Johnny thinks he’s the worst father. He is dejected by his inability to hold down a job other than one as a singer/waiter, singing and bringing food and drinks for tips. He’s Caractacus Potts (Dick Van Dyke) in “Chitty Chitty Bang Bang” had the man never managed to invent something and find Truly Scrumptious. [Completely random side note: Did you know “Chitty Chitty Bang Bang” was based on an Ian Fleming story (the author of the James Bond novels)?] An airheaded dreamer, but ultimately a good person with a big heart.

In Francie’s eyes, Johnny isn’t who he says he is – or even who other people say he is – but everyone says who they think he is, including himself.

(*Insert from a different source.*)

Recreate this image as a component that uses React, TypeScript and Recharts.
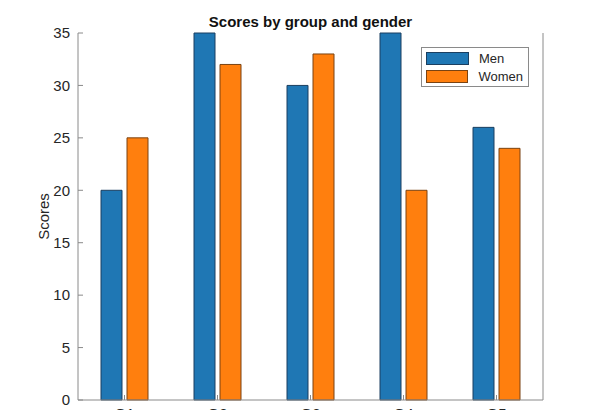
import { BarChart, Bar, XAxis, YAxis, Legend } from "recharts";

const groups = ["G1", "G2", "G3", "G4", "G5"];
const menScores = [20, 35, 30, 35, 26];
const womenScores = [25, 32, 33, 20, 24];
const scoreTicks = [0, 5, 10, 15, 20, 25, 30, 35];

const series = [
  { key: "men", name: "Men", fill: "#1f77b4", stroke: "#1b3f60" },
  { key: "women", name: "Women", fill: "#ff7f0e", stroke: "#7a4312" },
];

const data = groups.map((g, i) => ({
  name: g,
  men: menScores[i],
  women: womenScores[i],
}));

const FONT = '"Liberation Sans", Arial, Helvetica, sans-serif';
const AXIS = "#8a8a8a";
const TEXT = "#262626";

function LegendBox() {
  return (
    <div
      style={{
        border: `1px solid ${AXIS}`,
        background: "#fff",
        padding: "4px 5px 3px 4px",
        fontFamily: FONT,
        fontSize: 13,
        color: TEXT,
      }}
    >
      {series.map((s, i) => (
        <div
          key={s.key}
          style={{
            display: "flex",
            alignItems: "center",
            height: 13,
            marginTop: i === 0 ? 0 : 5,
          }}
        >
          <span
            style={{
              display: "inline-block",
              width: 41,
              height: 11,
              background: s.fill,
              border: `1px solid ${s.stroke}`,
              marginRight: 10,
            }}
          />
          <span>{s.name}</span>
        </div>
      ))}
    </div>
  );
}

export default function App() {
  return (
    <div
      style={{
        position: "absolute",
        top: 0,
        left: 0,
        width: 600,
        height: 410,
        overflow: "hidden",
        background: "#fff",
        fontFamily: FONT,
      }}
    >
      <div
        style={{
          position: "absolute",
          top: 13,
          left: 78,
          width: 465,
          textAlign: "center",
          fontWeight: "bold",
          fontSize: 15,
          color: "#111",
          zIndex: 2,
        }}
      >
        Scores by group and gender
      </div>
      <BarChart
        width={600}
        height={430}
        data={data}
        margin={{ top: 33, right: 56, bottom: 0, left: 0 }}
        barSize={21}
        barGap={5}
      >
        <XAxis
          dataKey="name"
          height={30}
          axisLine={{ stroke: AXIS }}
          tickLine={{ stroke: AXIS }}
          tickSize={-5}
          tickMargin={13}
          tick={{ fill: TEXT, fontSize: 15 }}
        />
        <XAxis
          xAxisId="top"
          dataKey="name"
          orientation="top"
          height={0}
          axisLine={{ stroke: AXIS }}
          tickLine={{ stroke: AXIS }}
          tickSize={-5}
          tick={false}
        />
        <YAxis
          width={78}
          type="number"
          domain={[0, 35]}
          ticks={scoreTicks}
          interval={0}
          axisLine={{ stroke: AXIS }}
          tickLine={{ stroke: AXIS }}
          tickSize={-5}
          tickMargin={13}
          tick={{ fill: TEXT, fontSize: 15 }}
          label={(props: any) => {
            const vb = props.viewBox || {};
            const cx = (vb.x ?? 0) + 43;
            const cy = (vb.y ?? 0) + (vb.height ?? 0) / 2;
            return (
              <text
                x={cx}
                y={cy}
                transform={`rotate(-90, ${cx}, ${cy})`}
                textAnchor="middle"
                dominantBaseline="central"
                fill={TEXT}
                fontSize={15}
              >
                Scores
              </text>
            );
          }}
        />
        <YAxis
          yAxisId="right"
          orientation="right"
          width={1}
          type="number"
          domain={[0, 35]}
          ticks={scoreTicks}
          interval={0}
          axisLine={{ stroke: AXIS }}
          tickLine={{ stroke: AXIS }}
          tickSize={-5}
          tick={false}
        />
        <Legend
          layout="vertical"
          align="center"
          verticalAlign="middle"
          wrapperStyle={{ top: 47, left: 421, width: 108 }}
          content={() => <LegendBox />}
        />
        {series.map((s) => (
          <Bar
            key={s.key}
            dataKey={s.key}
            name={s.name}
            fill={s.fill}
            stroke={s.stroke}
            strokeWidth={1}
            isAnimationActive={false}
          />
        ))}
      </BarChart>
    </div>
  );
}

“Part of her life was made from the tree growing rankly in the yard. She was the bitter quarrels she had with her brother whom she loved dearly. She was Katie’s secret, despairing weeping. She was the shame of her father staggering home drunk. […] She was all of these things and of something more.”
– Betty Smith, A Tree Grows in Brooklyn, Ch. 8

Maybe if Johnny hadn’t started to believe that he had to be so ashamed, he wouldn’t have had so much to be ashamed of. Maybe if he’d let go of some of those bad thoughts and acted on the dreamy happy ones, life would have been better for everyone. The character of Johnny Nolan is a complete disappointment to everyone. I haven’t finished the book, yet. I’m not sure how it all turns out, but I do know one thing: Johnny may be a disappointment, but he isn’t useless no matter how much he thinks and says it. He isn’t who he says is his, but he definitely says what he thinks he is.

Obviously, that’s probably a reverse scenario than what is typical of that statement. Most people present themselves as better than what they are, I think. But unless you’ve been utterly broken, it’s highly likely that you think you’re better at things – at life – then others will believe or know.

Maybe it’s because they don’t see every aspect of your life, maybe it’s because you’ve had to shield yourself from truths that hurt too much, maybe you’re a little delusional, but I believe less and less that the majority of humanity is blatantly lying with purpose. The people I have met who do, are manipulative and underhanded and typically have large groups of people fooled, but these people are few.

Then again, maybe I see the world through rose colored lenses. Maybe Johnny Nolan is a useless piece of crap of a human, and I just only see the good in fictional characters. Sort of a difficult idea to embrace from such a self-proclaimed skeptic.  And maybe this is the worst piece of literary criticism and character analysis ever to come out of someone who pretends to understand literature so well.  But as we know, people aren’t who they say they are.